*Given task*:
Extract each line containing the string "matplotlib".

*Data excerpt*:
'''
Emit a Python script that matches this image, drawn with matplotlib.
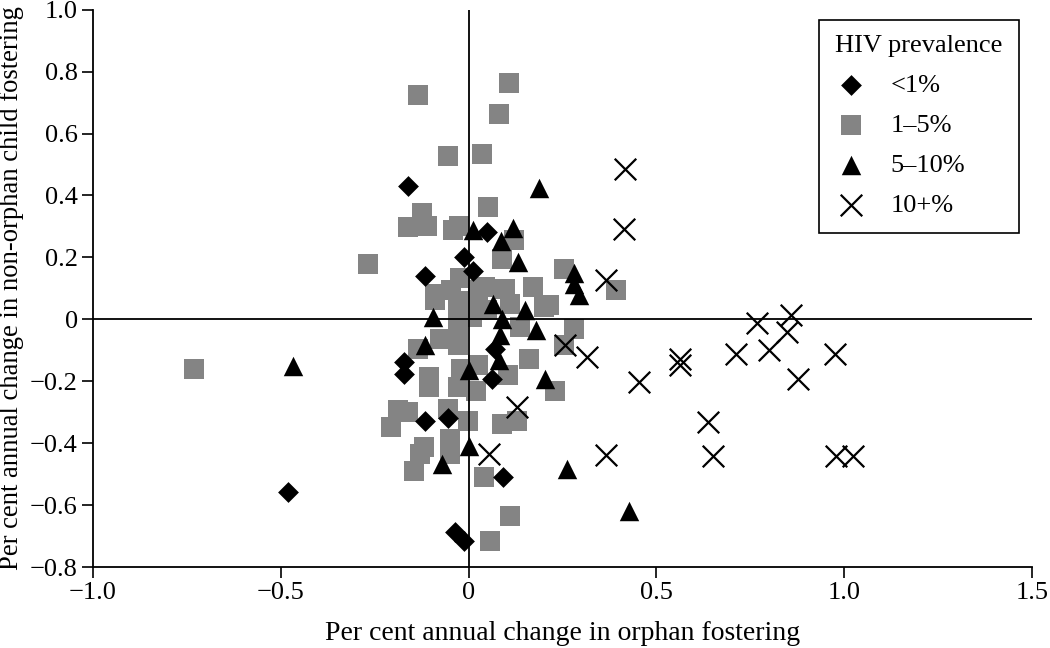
import matplotlib
matplotlib.use('Agg')
import matplotlib.pyplot as plt
from matplotlib.ticker import FuncFormatter

plt.rcParams['font.family'] = ['Liberation Serif', 'DejaVu Serif']

#%% data
# <1%
dia_x = [-0.162, 0.048, -0.012, 0.013, -0.115, -0.171, -0.171, -0.115, -0.055,
         0.091, -0.037, -0.012, 0.062, 0.070, -0.482]
dia_y = [0.431, 0.283, 0.200, 0.156, 0.139, -0.138, -0.176, -0.327, -0.320,
         -0.510, -0.688, -0.715, -0.192, -0.095, -0.557]

# 1-5%
sq_x = [-0.135, 0.108, 0.081, -0.054, 0.035, 0.051, -0.124, -0.160, -0.110, -0.041,
        -0.025, -0.269, 0.120, 0.088, 0.255, 0.394, 0.173, -0.023, 0.044, 0.097,
        -0.090, -0.046, 0.026, 0.200, -0.028, -0.028, -0.028, 0.008, 0.138, 0.281,
        0.254, -0.077, -0.135, 0.160, 0.026, -0.019, 0.106, -0.104, -0.104, 0.021,
        -0.028, 0.231, -0.188, -0.162, -0.206, -0.054, -0.001, 0.088, 0.129, -0.050,
        -0.050, -0.119, -0.130, -0.144, 0.041, 0.111, 0.057, -0.731, 0.110, 0.214,
        -0.090, 0.000, 0.050]
sq_y = [0.725, 0.763, 0.663, 0.528, 0.533, 0.363, 0.345, 0.299, 0.301, 0.288,
        0.300, 0.180, 0.256, 0.196, 0.164, 0.094, 0.105, 0.132, 0.105, 0.099,
        0.083, 0.094, 0.094, 0.040, 0.040, -0.020, -0.084, 0.008, -0.025, -0.030,
        -0.084, -0.062, -0.095, -0.127, -0.149, -0.160, -0.181, -0.187, -0.219, -0.230,
        -0.219, -0.230, -0.294, -0.300, -0.349, -0.289, -0.327, -0.338, -0.327, -0.386,
        -0.435, -0.413, -0.435, -0.489, -0.510, -0.634, -0.717, -0.160, 0.050, 0.045,
        0.061, 0.060, 0.030]

# 5-10%
tri_x = [0.188, 0.013, 0.118, 0.086, 0.133, 0.282, 0.282, 0.294, 0.066, 0.151,
         -0.095, 0.088, 0.180, 0.084, -0.117, 0.080, 0.000, 0.203, 0.000, -0.070,
         0.263, 0.428, -0.468]
tri_y = [0.423, 0.290, 0.295, 0.252, 0.186, 0.148, 0.115, 0.078, 0.051, 0.029,
         0.008, 0.002, -0.036, -0.052, -0.084, -0.133, -0.165, -0.192, -0.408, -0.467,
         -0.483, -0.618, -0.152]

# 10+%
cr_x = [0.417, 0.413, 0.367, 0.258, 0.316, 0.453, 0.129, 0.055, 0.367, 0.562,
        0.562, 0.768, 0.860, 0.848, 0.712, 0.800, 0.976, 0.877, 0.638, 0.652,
        0.980, 1.024]
cr_y = [0.485, 0.291, 0.128, -0.084, -0.122, -0.203, -0.284, -0.435, -0.437, -0.127,
        -0.149, -0.011, 0.015, -0.041, -0.113, -0.100, -0.113, -0.194, -0.332, -0.440,
        -0.440, -0.440]

x_ticks = [-1.0, -0.5, 0, 0.5, 1.0, 1.5]
y_ticks = [-0.8, -0.6, -0.4, -0.2, 0, 0.2, 0.4, 0.6, 0.8, 1.0]

#%% figure
fig = plt.figure(figsize=(10.5, 6.48), dpi=100)
ax = fig.add_axes([0.0886, 0.125, 0.894, 0.86])

ax.scatter(sq_x, sq_y, marker='s', s=14.4**2, color='#848484', linewidths=0,
           label='1\u20135%', zorder=2)
ax.axhline(0, color='black', lw=1.3, zorder=2.5)
ax.axvline(0, color='black', lw=1.3, zorder=2.5)
ax.scatter(dia_x, dia_y, marker='D', s=10.6**2, color='black', linewidths=0,
           label='<1%', zorder=3)
ax.scatter(tri_x, tri_y, marker='^', s=14**2, color='black', linewidths=0,
           label='5\u201310%', zorder=4)
ax.scatter(cr_x, cr_y, marker='x', s=15.5**2, color='black', linewidths=1.6,
           label='10+%', zorder=5)

ax.set_xlim(-1.0, 1.5)
ax.set_ylim(-0.8, 1.0)
ax.set_xticks(x_ticks)
ax.set_yticks(y_ticks)

def fmt(v, pos):
    if abs(v) < 1e-9:
        return '0'
    return ('%.1f' % v).replace('-', '\u2212')

ax.xaxis.set_major_formatter(FuncFormatter(fmt))
ax.yaxis.set_major_formatter(FuncFormatter(fmt))
ax.tick_params(direction='out', length=8, width=1.2, labelsize=19, pad=3)

for s in ['top', 'right']:
    ax.spines[s].set_visible(False)
for s in ['left', 'bottom']:
    ax.spines[s].set_linewidth(1.3)

ax.set_xlabel('Per cent annual change in orphan fostering', fontsize=20, labelpad=12)
ax.set_ylabel('Per cent annual change in non-orphan child fostering', fontsize=19.2, labelpad=4)

h, l = ax.get_legend_handles_labels()
order = [l.index('<1%'), l.index('1\u20135%'), l.index('5\u201310%'), l.index('10+%')]
leg = ax.legend([h[i] for i in order], [l[i] for i in order],
                title='HIV prevalence', loc='upper right', bbox_to_anchor=(1.0, 1.006),
                fontsize=19, title_fontsize=19, frameon=True, fancybox=False,
                edgecolor='black', framealpha=1, labelspacing=0.62,
                handlelength=1.2, handletextpad=0.9, borderpad=0.6, alignment='left')
leg.get_frame().set_linewidth(1.2)

fig.savefig('out.png', dpi=100)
'''
*Answer to this exercise*:
Emit a Python script that matches this image, drawn with matplotlib.
import matplotlib
matplotlib.use('Agg')
import matplotlib.pyplot as plt
from matplotlib.ticker import FuncFormatter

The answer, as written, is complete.